You cannot eliminate your biases, but you can build systems to mitigate them.

  1. Assume You Are Wrong: Start with the hypothesis that your current belief is incorrect. Then, actively and genuinely search for evidence that disproves it. This is the core of intellectual honesty.
  2. Create a “Red Team”: Designate a person or a group whose sole job is to challenge your assumptions and find the flaws in your plan. This is not an act of disloyalty; it is a vital part of a healthy decision-making process. Listen to them and reward them for their dissent.
  3. Conduct a Pre-Mortem: Before starting a major project, imagine that it has failed catastrophically. Then, work backward to determine all the possible reasons for the failure. This liberates you from the pressure of optimism and allows for a more realistic risk assessment.

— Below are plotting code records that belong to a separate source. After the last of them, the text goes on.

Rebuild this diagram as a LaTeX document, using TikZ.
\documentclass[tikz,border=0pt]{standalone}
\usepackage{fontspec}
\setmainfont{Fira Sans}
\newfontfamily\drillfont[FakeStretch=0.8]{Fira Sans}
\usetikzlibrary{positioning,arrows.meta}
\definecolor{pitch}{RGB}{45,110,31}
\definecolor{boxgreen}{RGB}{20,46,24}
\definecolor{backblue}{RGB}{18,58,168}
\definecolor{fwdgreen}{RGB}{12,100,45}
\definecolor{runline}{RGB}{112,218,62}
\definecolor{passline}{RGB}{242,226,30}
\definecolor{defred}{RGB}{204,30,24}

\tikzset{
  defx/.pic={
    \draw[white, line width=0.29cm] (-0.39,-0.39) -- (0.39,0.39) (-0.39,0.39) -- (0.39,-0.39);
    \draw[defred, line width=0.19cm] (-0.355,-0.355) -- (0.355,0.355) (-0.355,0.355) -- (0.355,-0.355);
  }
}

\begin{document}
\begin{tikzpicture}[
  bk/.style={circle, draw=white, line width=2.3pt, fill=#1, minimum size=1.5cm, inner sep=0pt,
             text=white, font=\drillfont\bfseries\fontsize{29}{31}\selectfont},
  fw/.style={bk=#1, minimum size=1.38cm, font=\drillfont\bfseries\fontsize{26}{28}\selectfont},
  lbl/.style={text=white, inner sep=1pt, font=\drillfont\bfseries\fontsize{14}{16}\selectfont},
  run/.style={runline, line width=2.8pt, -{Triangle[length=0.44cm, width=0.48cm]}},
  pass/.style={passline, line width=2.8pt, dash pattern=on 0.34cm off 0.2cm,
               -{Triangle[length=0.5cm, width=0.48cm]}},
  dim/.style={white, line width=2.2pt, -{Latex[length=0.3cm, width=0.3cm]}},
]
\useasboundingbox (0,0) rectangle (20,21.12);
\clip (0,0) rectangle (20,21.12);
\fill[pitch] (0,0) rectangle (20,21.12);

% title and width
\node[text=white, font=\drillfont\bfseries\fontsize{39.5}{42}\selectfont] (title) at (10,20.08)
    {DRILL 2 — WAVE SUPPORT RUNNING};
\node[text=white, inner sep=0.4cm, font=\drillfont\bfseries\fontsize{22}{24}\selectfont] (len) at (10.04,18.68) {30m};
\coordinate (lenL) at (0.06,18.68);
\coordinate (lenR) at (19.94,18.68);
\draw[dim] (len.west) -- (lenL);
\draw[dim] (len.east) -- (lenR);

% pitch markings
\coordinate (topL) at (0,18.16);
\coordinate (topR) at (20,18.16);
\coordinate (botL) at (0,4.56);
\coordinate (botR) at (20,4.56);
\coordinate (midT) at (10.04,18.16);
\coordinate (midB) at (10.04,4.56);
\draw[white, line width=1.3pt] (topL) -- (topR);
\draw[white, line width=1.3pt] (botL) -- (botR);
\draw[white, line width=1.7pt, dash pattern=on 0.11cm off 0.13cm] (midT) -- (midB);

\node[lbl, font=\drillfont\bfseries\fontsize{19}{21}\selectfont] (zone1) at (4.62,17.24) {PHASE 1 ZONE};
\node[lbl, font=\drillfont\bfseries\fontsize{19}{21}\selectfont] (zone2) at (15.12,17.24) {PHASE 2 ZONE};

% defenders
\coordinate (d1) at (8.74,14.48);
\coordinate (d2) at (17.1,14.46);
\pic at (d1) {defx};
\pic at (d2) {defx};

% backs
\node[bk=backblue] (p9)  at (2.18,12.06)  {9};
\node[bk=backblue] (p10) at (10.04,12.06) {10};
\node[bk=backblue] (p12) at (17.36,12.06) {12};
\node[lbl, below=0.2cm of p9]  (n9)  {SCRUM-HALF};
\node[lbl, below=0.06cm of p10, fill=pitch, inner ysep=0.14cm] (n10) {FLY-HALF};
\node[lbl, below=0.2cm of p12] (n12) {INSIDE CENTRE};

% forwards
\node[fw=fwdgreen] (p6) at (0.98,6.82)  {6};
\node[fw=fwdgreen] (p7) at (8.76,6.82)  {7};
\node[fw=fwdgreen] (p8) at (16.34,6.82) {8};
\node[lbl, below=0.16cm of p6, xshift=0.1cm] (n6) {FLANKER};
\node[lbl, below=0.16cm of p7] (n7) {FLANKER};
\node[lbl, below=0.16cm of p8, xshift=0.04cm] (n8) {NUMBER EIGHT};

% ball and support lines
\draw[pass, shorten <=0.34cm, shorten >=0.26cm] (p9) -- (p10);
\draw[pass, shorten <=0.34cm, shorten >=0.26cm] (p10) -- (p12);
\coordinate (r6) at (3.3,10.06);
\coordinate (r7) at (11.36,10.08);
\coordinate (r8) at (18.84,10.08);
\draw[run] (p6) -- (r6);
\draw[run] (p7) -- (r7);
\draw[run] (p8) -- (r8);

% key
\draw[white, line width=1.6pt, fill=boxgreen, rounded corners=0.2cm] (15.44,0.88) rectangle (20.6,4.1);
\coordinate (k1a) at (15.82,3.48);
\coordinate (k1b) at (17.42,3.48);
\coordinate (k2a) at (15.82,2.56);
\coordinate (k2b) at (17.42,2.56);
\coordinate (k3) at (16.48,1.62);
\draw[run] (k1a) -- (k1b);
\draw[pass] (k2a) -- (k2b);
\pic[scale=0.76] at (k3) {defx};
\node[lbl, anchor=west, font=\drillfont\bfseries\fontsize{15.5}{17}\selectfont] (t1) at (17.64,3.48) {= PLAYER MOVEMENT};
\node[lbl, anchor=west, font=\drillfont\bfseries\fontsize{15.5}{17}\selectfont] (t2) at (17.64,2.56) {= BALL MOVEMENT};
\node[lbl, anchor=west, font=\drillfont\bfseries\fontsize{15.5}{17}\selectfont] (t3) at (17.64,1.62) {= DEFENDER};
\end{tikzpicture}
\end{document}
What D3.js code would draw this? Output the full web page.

  4. Focus on Process, Not Outcome: A good decision can still lead to a bad outcome due to luck. A bad decision can sometimes lead to a good outcome. Do not judge your (or others’) decisions solely on the outcome. Instead, audit the process that led to the decision. Was it rigorous? Were biases acknowledged? Was dissenting information sought out?

The ultimate strategic advantage is not in being smarter or faster than others, but in being more honest with yourself. The one person you must never allow to deceive you is you.